◆ **YOUR GOAL**
Reproduce exactly the lines below, from the first one through the line containing "5.5, 5.75, 6];", and omit any pictures.

◆ **Data records**
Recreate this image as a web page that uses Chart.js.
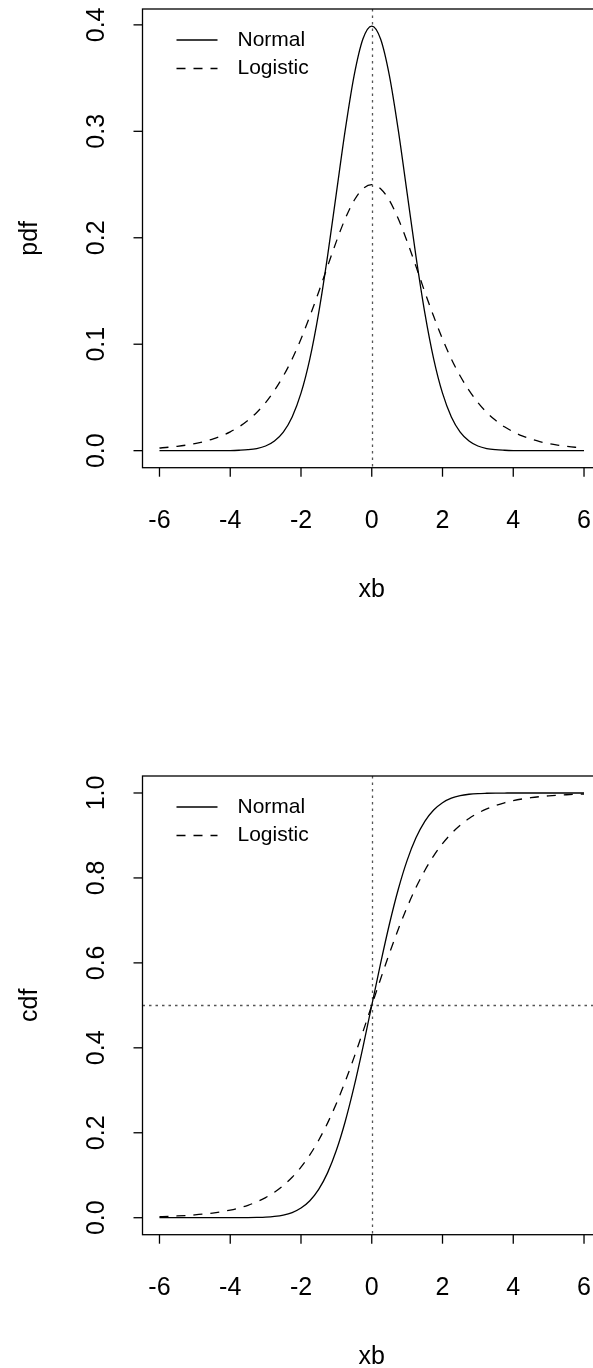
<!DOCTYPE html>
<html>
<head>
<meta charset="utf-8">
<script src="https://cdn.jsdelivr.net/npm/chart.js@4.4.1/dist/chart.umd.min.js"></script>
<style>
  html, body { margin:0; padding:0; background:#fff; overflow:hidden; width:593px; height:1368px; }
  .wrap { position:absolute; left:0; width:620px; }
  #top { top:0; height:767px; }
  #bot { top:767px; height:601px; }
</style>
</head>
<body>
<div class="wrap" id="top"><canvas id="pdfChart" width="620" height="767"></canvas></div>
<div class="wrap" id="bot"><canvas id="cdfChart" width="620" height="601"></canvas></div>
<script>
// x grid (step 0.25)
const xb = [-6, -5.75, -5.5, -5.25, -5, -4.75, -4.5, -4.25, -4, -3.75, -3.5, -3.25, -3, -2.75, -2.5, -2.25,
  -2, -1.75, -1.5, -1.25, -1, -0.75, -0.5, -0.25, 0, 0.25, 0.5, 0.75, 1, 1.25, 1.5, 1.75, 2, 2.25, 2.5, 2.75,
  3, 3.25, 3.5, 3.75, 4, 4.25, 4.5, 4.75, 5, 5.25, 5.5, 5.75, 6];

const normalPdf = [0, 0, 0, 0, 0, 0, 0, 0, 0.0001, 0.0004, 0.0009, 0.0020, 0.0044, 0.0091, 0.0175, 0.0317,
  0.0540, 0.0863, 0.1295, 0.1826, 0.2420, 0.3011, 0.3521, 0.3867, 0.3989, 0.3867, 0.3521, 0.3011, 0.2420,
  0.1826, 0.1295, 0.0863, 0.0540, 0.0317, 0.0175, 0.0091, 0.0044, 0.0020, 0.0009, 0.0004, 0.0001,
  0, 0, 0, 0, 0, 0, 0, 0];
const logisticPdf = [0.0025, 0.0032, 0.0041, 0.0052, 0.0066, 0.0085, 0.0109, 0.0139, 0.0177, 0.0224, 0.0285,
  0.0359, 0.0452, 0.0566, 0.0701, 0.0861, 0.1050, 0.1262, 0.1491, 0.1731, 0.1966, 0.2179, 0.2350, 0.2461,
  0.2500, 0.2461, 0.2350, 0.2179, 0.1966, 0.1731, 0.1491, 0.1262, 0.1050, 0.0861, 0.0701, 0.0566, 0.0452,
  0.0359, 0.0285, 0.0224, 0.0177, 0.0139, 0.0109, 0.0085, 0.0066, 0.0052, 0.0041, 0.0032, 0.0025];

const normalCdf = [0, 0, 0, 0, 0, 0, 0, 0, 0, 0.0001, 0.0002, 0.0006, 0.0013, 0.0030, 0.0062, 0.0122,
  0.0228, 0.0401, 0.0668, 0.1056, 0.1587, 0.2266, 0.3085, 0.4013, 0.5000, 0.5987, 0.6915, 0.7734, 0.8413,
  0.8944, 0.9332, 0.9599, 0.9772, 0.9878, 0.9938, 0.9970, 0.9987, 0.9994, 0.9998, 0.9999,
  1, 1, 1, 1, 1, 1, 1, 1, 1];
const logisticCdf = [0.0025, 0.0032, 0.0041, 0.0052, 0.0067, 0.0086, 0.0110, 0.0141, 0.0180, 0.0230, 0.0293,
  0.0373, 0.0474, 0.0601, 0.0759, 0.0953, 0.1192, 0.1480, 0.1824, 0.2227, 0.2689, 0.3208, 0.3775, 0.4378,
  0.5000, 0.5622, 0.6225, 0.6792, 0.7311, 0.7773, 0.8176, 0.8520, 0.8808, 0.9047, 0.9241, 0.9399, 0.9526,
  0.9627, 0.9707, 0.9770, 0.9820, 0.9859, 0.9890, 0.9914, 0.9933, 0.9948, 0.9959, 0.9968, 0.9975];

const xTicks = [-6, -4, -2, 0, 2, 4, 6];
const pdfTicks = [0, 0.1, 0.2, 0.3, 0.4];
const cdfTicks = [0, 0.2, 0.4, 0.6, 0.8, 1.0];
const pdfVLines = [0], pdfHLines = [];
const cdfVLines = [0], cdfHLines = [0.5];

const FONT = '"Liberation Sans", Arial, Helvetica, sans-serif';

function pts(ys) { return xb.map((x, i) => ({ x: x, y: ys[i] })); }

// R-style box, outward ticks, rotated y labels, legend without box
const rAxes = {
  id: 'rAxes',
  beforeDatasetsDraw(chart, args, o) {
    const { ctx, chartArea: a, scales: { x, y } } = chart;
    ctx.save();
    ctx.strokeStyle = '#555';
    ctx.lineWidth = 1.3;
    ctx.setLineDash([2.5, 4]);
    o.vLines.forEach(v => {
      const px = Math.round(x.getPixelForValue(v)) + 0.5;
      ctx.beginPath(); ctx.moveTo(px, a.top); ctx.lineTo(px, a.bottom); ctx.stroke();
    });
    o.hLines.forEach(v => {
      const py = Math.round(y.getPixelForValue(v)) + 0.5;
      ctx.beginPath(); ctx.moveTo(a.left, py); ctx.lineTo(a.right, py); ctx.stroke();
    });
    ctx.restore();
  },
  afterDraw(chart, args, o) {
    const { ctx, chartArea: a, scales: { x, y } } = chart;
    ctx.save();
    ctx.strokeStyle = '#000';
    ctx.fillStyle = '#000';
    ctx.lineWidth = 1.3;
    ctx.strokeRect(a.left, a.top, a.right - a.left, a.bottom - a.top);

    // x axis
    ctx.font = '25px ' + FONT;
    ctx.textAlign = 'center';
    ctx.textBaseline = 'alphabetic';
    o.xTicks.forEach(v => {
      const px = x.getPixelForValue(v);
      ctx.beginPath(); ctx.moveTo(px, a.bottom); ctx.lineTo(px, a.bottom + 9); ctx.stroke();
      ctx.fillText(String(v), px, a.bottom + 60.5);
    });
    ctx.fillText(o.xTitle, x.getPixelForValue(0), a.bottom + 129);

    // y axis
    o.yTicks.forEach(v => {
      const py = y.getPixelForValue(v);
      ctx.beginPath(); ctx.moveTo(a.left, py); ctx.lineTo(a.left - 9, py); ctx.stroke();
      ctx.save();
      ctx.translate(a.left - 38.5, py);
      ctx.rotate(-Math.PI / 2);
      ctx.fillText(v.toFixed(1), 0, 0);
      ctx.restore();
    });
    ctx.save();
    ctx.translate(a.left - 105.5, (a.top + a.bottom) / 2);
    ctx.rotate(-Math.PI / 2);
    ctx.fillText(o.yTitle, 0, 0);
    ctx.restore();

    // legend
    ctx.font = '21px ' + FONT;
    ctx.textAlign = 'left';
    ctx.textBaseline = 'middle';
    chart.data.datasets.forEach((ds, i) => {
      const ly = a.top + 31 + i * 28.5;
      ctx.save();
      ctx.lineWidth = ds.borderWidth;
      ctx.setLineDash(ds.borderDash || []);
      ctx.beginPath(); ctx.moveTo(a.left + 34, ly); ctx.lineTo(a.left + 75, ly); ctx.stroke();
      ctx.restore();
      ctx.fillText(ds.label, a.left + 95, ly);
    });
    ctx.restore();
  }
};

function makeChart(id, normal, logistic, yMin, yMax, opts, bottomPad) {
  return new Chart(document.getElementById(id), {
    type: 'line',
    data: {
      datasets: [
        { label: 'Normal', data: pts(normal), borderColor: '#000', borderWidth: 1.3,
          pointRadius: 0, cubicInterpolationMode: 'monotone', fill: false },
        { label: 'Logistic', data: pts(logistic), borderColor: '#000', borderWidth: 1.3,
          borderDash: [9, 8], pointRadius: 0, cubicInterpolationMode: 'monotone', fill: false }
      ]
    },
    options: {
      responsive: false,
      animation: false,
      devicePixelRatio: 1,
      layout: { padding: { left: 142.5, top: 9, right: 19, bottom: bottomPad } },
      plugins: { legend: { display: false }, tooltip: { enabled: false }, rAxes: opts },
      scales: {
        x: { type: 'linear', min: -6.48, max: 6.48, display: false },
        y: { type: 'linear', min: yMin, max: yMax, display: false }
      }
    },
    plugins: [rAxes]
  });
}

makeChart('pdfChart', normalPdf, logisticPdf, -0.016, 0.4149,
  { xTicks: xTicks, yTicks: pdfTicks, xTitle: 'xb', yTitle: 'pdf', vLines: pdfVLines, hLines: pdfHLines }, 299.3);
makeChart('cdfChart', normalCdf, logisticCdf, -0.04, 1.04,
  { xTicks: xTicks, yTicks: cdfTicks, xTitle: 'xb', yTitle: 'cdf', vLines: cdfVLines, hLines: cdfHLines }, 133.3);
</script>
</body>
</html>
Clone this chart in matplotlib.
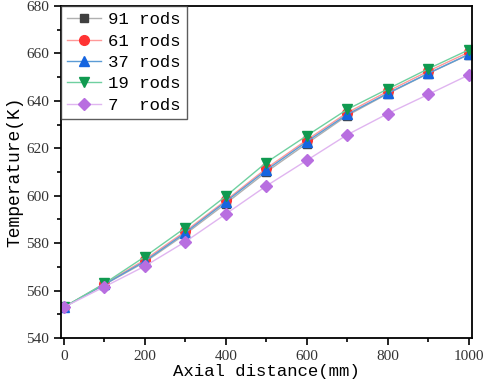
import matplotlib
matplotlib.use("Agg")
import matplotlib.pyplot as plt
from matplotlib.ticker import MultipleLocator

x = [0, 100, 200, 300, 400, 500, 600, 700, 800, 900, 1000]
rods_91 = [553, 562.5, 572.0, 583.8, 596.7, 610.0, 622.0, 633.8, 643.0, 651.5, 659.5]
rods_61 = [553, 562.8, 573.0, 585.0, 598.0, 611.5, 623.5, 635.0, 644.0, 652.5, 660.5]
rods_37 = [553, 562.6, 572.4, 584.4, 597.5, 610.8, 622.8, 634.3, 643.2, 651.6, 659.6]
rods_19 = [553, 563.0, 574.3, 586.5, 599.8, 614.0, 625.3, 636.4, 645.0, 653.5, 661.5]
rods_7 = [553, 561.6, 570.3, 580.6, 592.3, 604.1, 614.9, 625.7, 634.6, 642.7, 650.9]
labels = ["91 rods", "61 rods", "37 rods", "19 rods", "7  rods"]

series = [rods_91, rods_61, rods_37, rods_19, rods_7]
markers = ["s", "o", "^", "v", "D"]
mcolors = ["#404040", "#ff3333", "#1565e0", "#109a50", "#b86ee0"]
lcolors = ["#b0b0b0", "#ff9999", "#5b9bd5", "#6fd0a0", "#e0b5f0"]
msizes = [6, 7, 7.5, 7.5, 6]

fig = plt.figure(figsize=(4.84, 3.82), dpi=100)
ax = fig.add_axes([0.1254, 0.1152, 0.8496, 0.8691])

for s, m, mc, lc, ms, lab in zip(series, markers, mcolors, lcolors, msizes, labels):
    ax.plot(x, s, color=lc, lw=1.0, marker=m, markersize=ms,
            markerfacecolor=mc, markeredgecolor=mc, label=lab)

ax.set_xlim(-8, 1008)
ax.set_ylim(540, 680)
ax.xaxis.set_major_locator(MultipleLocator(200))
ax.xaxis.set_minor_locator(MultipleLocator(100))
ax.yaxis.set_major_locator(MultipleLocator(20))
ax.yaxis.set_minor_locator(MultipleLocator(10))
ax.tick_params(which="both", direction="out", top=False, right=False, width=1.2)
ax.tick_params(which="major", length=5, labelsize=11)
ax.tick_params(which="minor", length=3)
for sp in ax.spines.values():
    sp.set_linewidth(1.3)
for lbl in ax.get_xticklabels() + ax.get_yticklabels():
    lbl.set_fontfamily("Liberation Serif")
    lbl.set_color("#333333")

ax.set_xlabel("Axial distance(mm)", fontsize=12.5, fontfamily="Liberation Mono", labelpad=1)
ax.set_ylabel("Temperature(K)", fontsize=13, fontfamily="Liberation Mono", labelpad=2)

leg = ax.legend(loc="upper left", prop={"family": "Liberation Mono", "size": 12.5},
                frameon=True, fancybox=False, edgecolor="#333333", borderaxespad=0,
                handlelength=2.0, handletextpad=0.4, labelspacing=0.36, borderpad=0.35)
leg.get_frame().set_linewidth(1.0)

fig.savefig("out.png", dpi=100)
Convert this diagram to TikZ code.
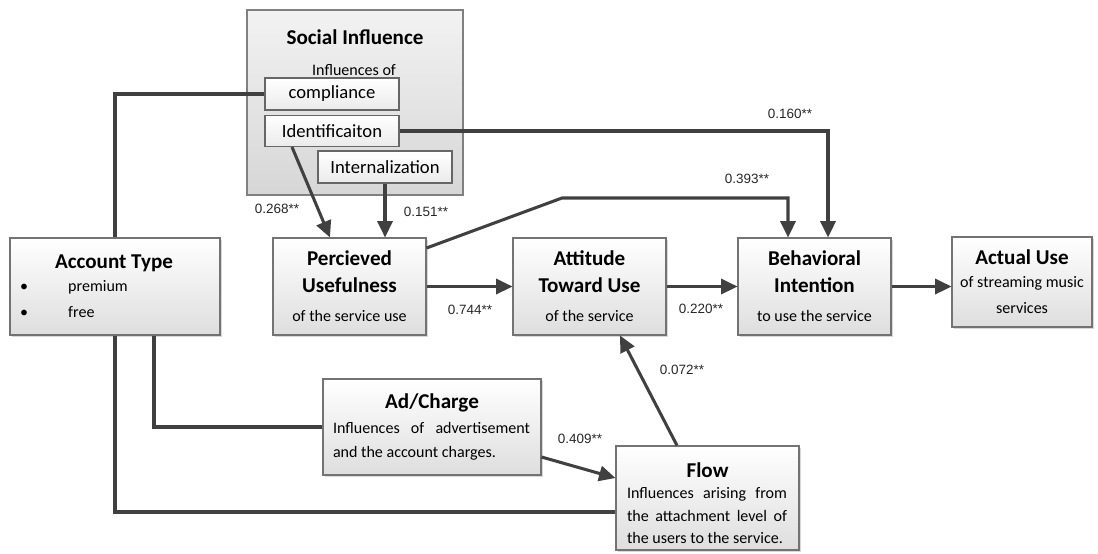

◆ **SOLUTION TO THIS PROBLEM**
Recreate this image as a web page that uses Chart.js.
<!DOCTYPE html>
<html>
<head>
<meta charset="utf-8">
<script src="https://cdn.jsdelivr.net/npm/chart.js@4.4.1/dist/chart.umd.min.js"></script>
<style>
  html, body { margin:0; padding:0; background:#fff; overflow:hidden; width:593px; height:1368px; }
  .wrap { position:absolute; left:0; width:620px; }
  #top { top:0; height:767px; }
  #bot { top:767px; height:601px; }
</style>
</head>
<body>
<div class="wrap" id="top"><canvas id="pdfChart" width="620" height="767"></canvas></div>
<div class="wrap" id="bot"><canvas id="cdfChart" width="620" height="601"></canvas></div>
<script>
// x grid (step 0.25)
const xb = [-6, -5.75, -5.5, -5.25, -5, -4.75, -4.5, -4.25, -4, -3.75, -3.5, -3.25, -3, -2.75, -2.5, -2.25,
  -2, -1.75, -1.5, -1.25, -1, -0.75, -0.5, -0.25, 0, 0.25, 0.5, 0.75, 1, 1.25, 1.5, 1.75, 2, 2.25, 2.5, 2.75,
  3, 3.25, 3.5, 3.75, 4, 4.25, 4.5, 4.75, 5, 5.25, 5.5, 5.75, 6];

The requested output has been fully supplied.